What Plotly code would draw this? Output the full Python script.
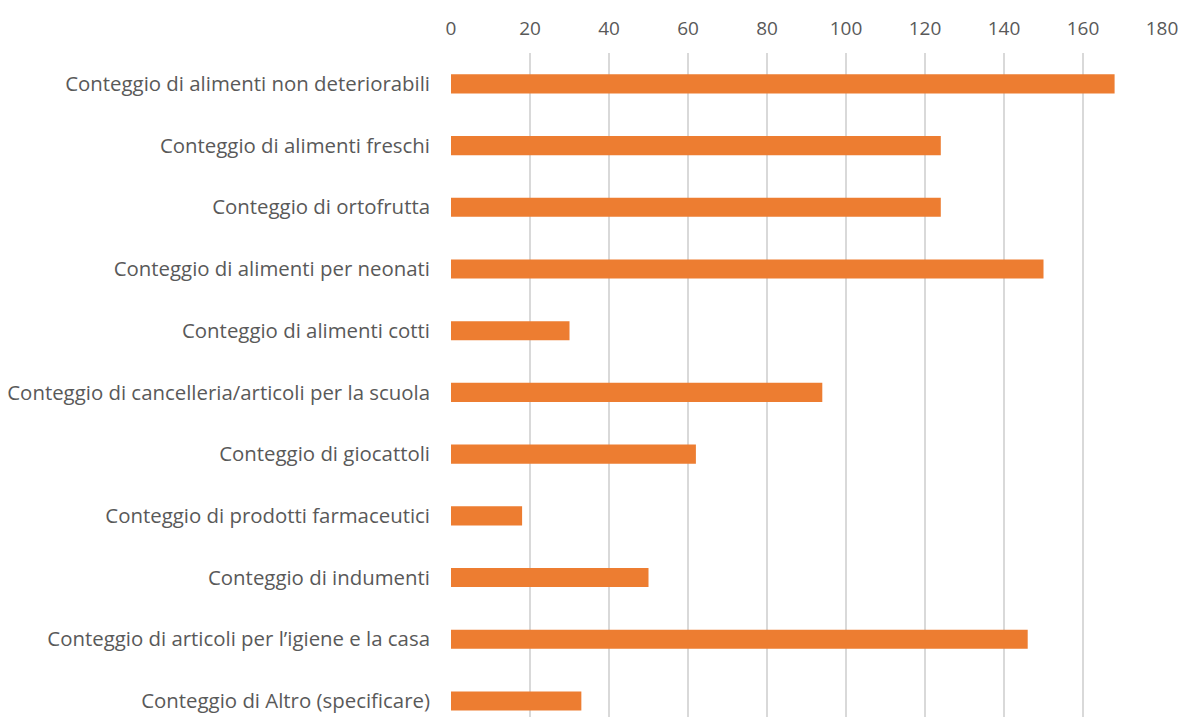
import plotly.graph_objects as go

categories = [
    "Conteggio di alimenti non deteriorabili",
    "Conteggio di alimenti freschi",
    "Conteggio di ortofrutta",
    "Conteggio di alimenti per neonati",
    "Conteggio di alimenti cotti",
    "Conteggio di cancelleria/articoli per la scuola",
    "Conteggio di giocattoli",
    "Conteggio di prodotti farmaceutici",
    "Conteggio di indumenti",
    "Conteggio di articoli per l\u2019igiene e la casa",
    "Conteggio di Altro (specificare)",
]
values = [168, 124, 124, 150, 30, 94, 62, 18, 50, 146, 33]
x_ticks = [0, 20, 40, 60, 80, 100, 120, 140, 160, 180]

fig = go.Figure(go.Bar(
    x=values, y=categories, orientation="h",
    marker=dict(color="#ED7D31", line=dict(width=0)),
))

fig.update_layout(
    width=1182, height=717,
    margin=dict(l=451, r=20, t=53, b=0),
    plot_bgcolor="white", paper_bgcolor="white",
    bargap=0.69,
    showlegend=False,
    font=dict(family="Open Sans", color="#595959", size=20),
)
fig.update_xaxes(
    side="top", range=[0, 180], tickvals=x_ticks,
    showgrid=True, gridcolor="#d9d9d9", gridwidth=1.5,
    zeroline=False, showline=False, ticks="",
    tickfont=dict(size=19, color="#595959"),
    ticklabelstandoff=13,
)
fig.update_yaxes(
    categoryorder="array", categoryarray=categories,
    range=[10.26, -0.5],
    showgrid=False, zeroline=False, showline=False, ticks="",
    tickfont=dict(size=20.4, color="#595959"),
    ticklabelstandoff=20,
)

fig.write_html(
    "out.html",
    config={"displayModeBar": False},
    post_script="document.body.style.margin='0';document.body.style.overflow='hidden';",
)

Problem requirements:
Set down all the data again exactly as above, pictures excluded.

The answer:
What Plotly code would draw this? Output the full Python script.
import plotly.graph_objects as go

categories = [
    "Conteggio di alimenti non deteriorabili",
    "Conteggio di alimenti freschi",
    "Conteggio di ortofrutta",
    "Conteggio di alimenti per neonati",
    "Conteggio di alimenti cotti",
    "Conteggio di cancelleria/articoli per la scuola",
    "Conteggio di giocattoli",
    "Conteggio di prodotti farmaceutici",
    "Conteggio di indumenti",
    "Conteggio di articoli per l\u2019igiene e la casa",
    "Conteggio di Altro (specificare)",
]
values = [168, 124, 124, 150, 30, 94, 62, 18, 50, 146, 33]
x_ticks = [0, 20, 40, 60, 80, 100, 120, 140, 160, 180]

fig = go.Figure(go.Bar(
    x=values, y=categories, orientation="h",
    marker=dict(color="#ED7D31", line=dict(width=0)),
))

fig.update_layout(
    width=1182, height=717,
    margin=dict(l=451, r=20, t=53, b=0),
    plot_bgcolor="white", paper_bgcolor="white",
    bargap=0.69,
    showlegend=False,
    font=dict(family="Open Sans", color="#595959", size=20),
)
fig.update_xaxes(
    side="top", range=[0, 180], tickvals=x_ticks,
    showgrid=True, gridcolor="#d9d9d9", gridwidth=1.5,
    zeroline=False, showline=False, ticks="",
    tickfont=dict(size=19, color="#595959"),
    ticklabelstandoff=13,
)
fig.update_yaxes(
    categoryorder="array", categoryarray=categories,
    range=[10.26, -0.5],
    showgrid=False, zeroline=False, showline=False, ticks="",
    tickfont=dict(size=20.4, color="#595959"),
    ticklabelstandoff=20,
)

fig.write_html(
    "out.html",
    config={"displayModeBar": False},
    post_script="document.body.style.margin='0';document.body.style.overflow='hidden';",
)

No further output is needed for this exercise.